= David Schoenbrod =

American legal scholar

David S. Schoenbrod is a trustee professor of law at New York Law School.

From 1972-79 Schoenbrod's work with the Natural Resources Defense Council made the United States Environmental Protection Agency begin reducing tetraethyl lead in gasoline sooner than they were going to.
He also campaigned to resurrect the then-decrepit New York City subway, and protect the environment of Puerto Rico. Previously, he was Director of Program Development at the community development project that Senator Robert Kennedy established in Bedford Stuyvesant. He has also been a senior fellow at the Cato Institute and the American Enterprise Institute and now is a senior fellow at the Niskanen Center.

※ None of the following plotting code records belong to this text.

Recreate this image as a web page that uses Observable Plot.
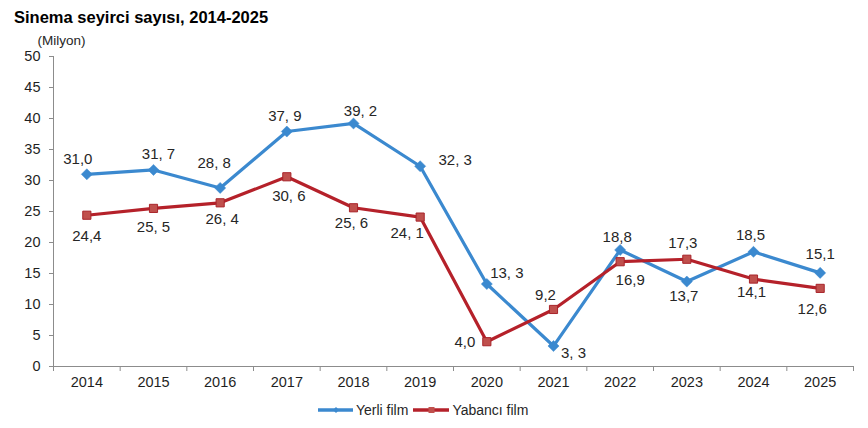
<!DOCTYPE html>
<html><head><meta charset="utf-8">
<script src="https://cdn.jsdelivr.net/npm/d3@7"></script>
<script src="https://cdn.jsdelivr.net/npm/@observablehq/plot@0.6"></script>
<style>
body{margin:0;background:#fff;font-family:"Liberation Sans",Arial,sans-serif;}
#wrap{position:relative;width:868px;height:428px;overflow:hidden;}
#title{position:absolute;left:14px;top:7px;font-weight:bold;font-size:16.5px;line-height:20px;color:#000;white-space:nowrap;}
#chart{position:absolute;left:0;top:28px;}
#legend{position:absolute;left:318px;top:398px;height:24px;display:flex;align-items:center;font-size:14px;color:#262626;white-space:nowrap;}
#legend svg{display:block;}
</style></head>
<body><div id="wrap"><div id="title"></div><div id="chart"></div><div id="legend"></div></div>
<script>
// ---- data ----
const title = "Sinema seyirci sayısı, 2014-2025";
const unitLabel = "(Milyon)";
const years = [2014, 2015, 2016, 2017, 2018, 2019, 2020, 2021, 2022, 2023, 2024, 2025];
const seriesNames = ["Yerli film", "Yabancı film"];
const yerli = [31.0, 31.7, 28.8, 37.9, 39.2, 32.3, 13.3, 3.3, 18.8, 13.7, 18.5, 15.1];
const yabanci = [24.4, 25.5, 26.4, 30.6, 25.6, 24.1, 4.0, 9.2, 16.9, 17.3, 14.1, 12.6];
const yerliLabels = ["31,0", "31, 7", "28, 8", "37, 9", "39, 2", "32, 3", "13, 3", "3, 3", "18,8", "13,7", "18,5", "15,1"];
const yabanciLabels = ["24,4", "25, 5", "26, 4", "30, 6", "25, 6", "24, 1", "4,0", "9,2", "16,9", "17,3", "14,1", "12,6"];
const yTicks = [0, 5, 10, 15, 20, 25, 30, 35, 40, 45, 50];

// ---- layout / style ----
const blue = "#3b89cf", red = "#b5212a", redMarker = "#c0504d";
const yerliDx = [-9, 5, -6, -2, 7, 35, 20, 20, -3, -3, -3, 0];
const yerliDy = [-15, -16, -25, -15, -12, -6, -11, 7, -13, 15, -17, -19];
const yabanciDx = [0, 0, 2, 2, -2, -13, -22, -8, 10, -4, -2, -8];
const yabanciDy = [21, 19, 16, 19, 15, 16, 0, -14, 18, -16, 13, 21];

document.getElementById("title").textContent = title;

const idx = d3.range(years.length);
const boundaries = d3.range(years.length + 1).map(i => years[0] - 0.5 + i);
const labelFont = {fill: "#262626", fontSize: 15, textAnchor: "middle"};

const labelMarks = [];
idx.forEach(i => {
  labelMarks.push(Plot.text([i], {x: j => years[j], y: j => yerli[j], text: j => yerliLabels[j], dx: yerliDx[i], dy: yerliDy[i], ...labelFont}));
  labelMarks.push(Plot.text([i], {x: j => years[j], y: j => yabanci[j], text: j => yabanciLabels[j], dx: yabanciDx[i], dy: yabanciDy[i], ...labelFont}));
});

const chart = Plot.plot({
  width: 868, height: 370,
  marginLeft: 53, marginRight: 15, marginTop: 28, marginBottom: 32,
  style: {fontFamily: "'Liberation Sans', Arial, sans-serif", background: "#fff", overflow: "visible"},
  x: {type: "linear", domain: [years[0] - 0.5, years[years.length - 1] + 0.5]},
  y: {domain: [0, 50]},
  marks: [
    Plot.ruleX([years[0] - 0.5], {stroke: "#8c8c8c"}),
    Plot.ruleY([0], {stroke: "#8c8c8c"}),
    Plot.axisY({ticks: yTicks, tickSize: 4, tickPadding: 9, stroke: "#8c8c8c", fill: "#1f1f1f", fontSize: 14.5, label: null}),
    Plot.axisX({ticks: boundaries, tickSize: 5, tickFormat: () => "", stroke: "#8c8c8c", label: null}),
    Plot.axisX({ticks: years, tickSize: 0, tickPadding: 10, tickFormat: d => String(d), fill: "#1f1f1f", fontSize: 14.5, label: null}),
    Plot.text([unitLabel], {frameAnchor: "top-left", lineAnchor: "middle", dx: 8, dy: -16, textAnchor: "middle", fill: "#262626", fontSize: 13.5}),
    Plot.line(idx, {x: i => years[i], y: i => yerli[i], stroke: blue, strokeWidth: 3.2}),
    Plot.dot(idx, {x: i => years[i], y: i => yerli[i], symbol: "diamond2", r: 5, fill: blue, stroke: blue, strokeWidth: 0.5}),
    Plot.line(idx, {x: i => years[i], y: i => yabanci[i], stroke: red, strokeWidth: 3.2}),
    Plot.dot(idx, {x: i => years[i], y: i => yabanci[i], symbol: "square", r: 4.6, fill: redMarker, stroke: "#a8242a", strokeWidth: 1}),
    ...labelMarks
  ]
});
document.getElementById("chart").appendChild(chart);

// legend
const legend = document.getElementById("legend");
[[seriesNames[0], blue, "diamond"], [seriesNames[1], red, "square"]].forEach(([name, color, shape], k) => {
  const w = k === 0 ? 36 : 37;
  const s = d3.create("svg").attr("width", w).attr("height", 12);
  s.append("line").attr("x1", 0).attr("x2", w - 1).attr("y1", 6).attr("y2", 6).attr("stroke", color).attr("stroke-width", 3.4);
  if (shape === "diamond") s.append("path").attr("d", `M${w/2},3L${w/2+3},6L${w/2},9L${w/2-3},6Z`).attr("fill", color);
  else s.append("rect").attr("x", w/2 - 3).attr("y", 3).attr("width", 6).attr("height", 6).attr("fill", redMarker);
  const item = document.createElement("div");
  item.style.display = "flex"; item.style.alignItems = "center";
  item.style.marginRight = k === 0 ? "5px" : "0";
  item.appendChild(s.node());
  const t = document.createElement("span");
  t.textContent = name; t.style.marginLeft = "2px";
  item.appendChild(t);
  legend.appendChild(item);
});
</script>
</body></html>
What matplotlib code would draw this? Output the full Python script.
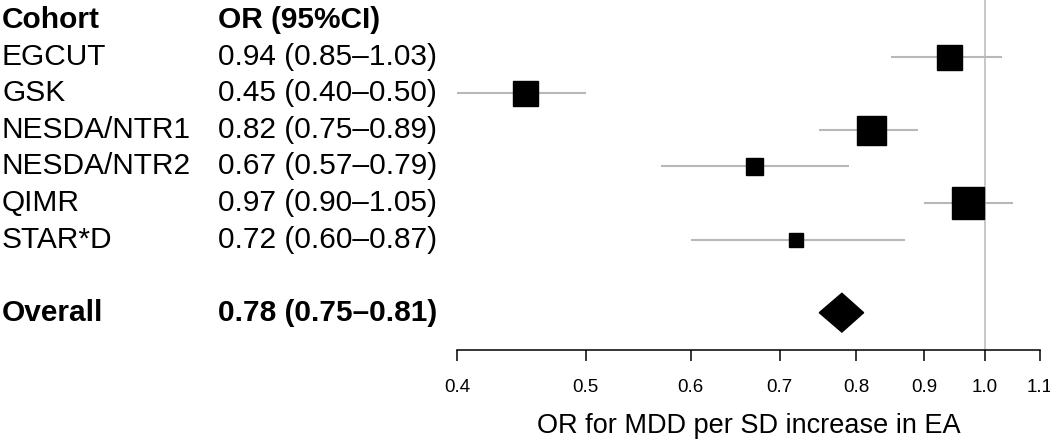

His most recent book is DC Confidential: Inside the Five Tricks of Washington (Encounter Books, 2017) with forewords by Governor Howard Dean and Senator Mike Lee (Encounter Books, 2017).

==Published works==
Remedies: Public and Private, First Edition, co-authored with A. Macbeth, D. Levine, D. Jung (West Publishing Co., 1990). Power Without Responsibility: How Congress Abuses the People Through Delegation (Yale University Press, 1993). Remedies: Public and Private, Second Edition, co-authored with A. Macbeth, D. Levine, D. Jung (West Publishing Co., 1996). Remedies: Public and Private, Third Edition, co-authored with A. Macbeth, D. Levine, D. Jung (West Publishing Co., 2002). Democracy by Decree: What Happens When Courts Run Government, co-authored with R. Sandler (Yale University Press, 2003). Saving Our Environment from Washington: How Congress Grabs Power, Shirks Responsibility, and Shortchanges the People (Yale University Press, 2005). Remedies: Public and Private, Fourth Edition, co-authored with A. Macbeth, D. Levine, D. Jung (West Publishing Co., 2006). Breaking the Logjam: Environmental Protection That Will Work, co-authored with R.B. Stewart and K.M. Wyman (Yale University Press, 2010). D.C. Confidential: Inside the Five Tricks of Washington, with forewords by Governor Howard Dean and Senator Mike Lee (Encounter Books, 2017).

== Education ==
He has an undergraduate degree from Yale College, a graduate degree in economics from Oxford University, which he attended as a Marshall Scholar, and a law degree from Yale Law.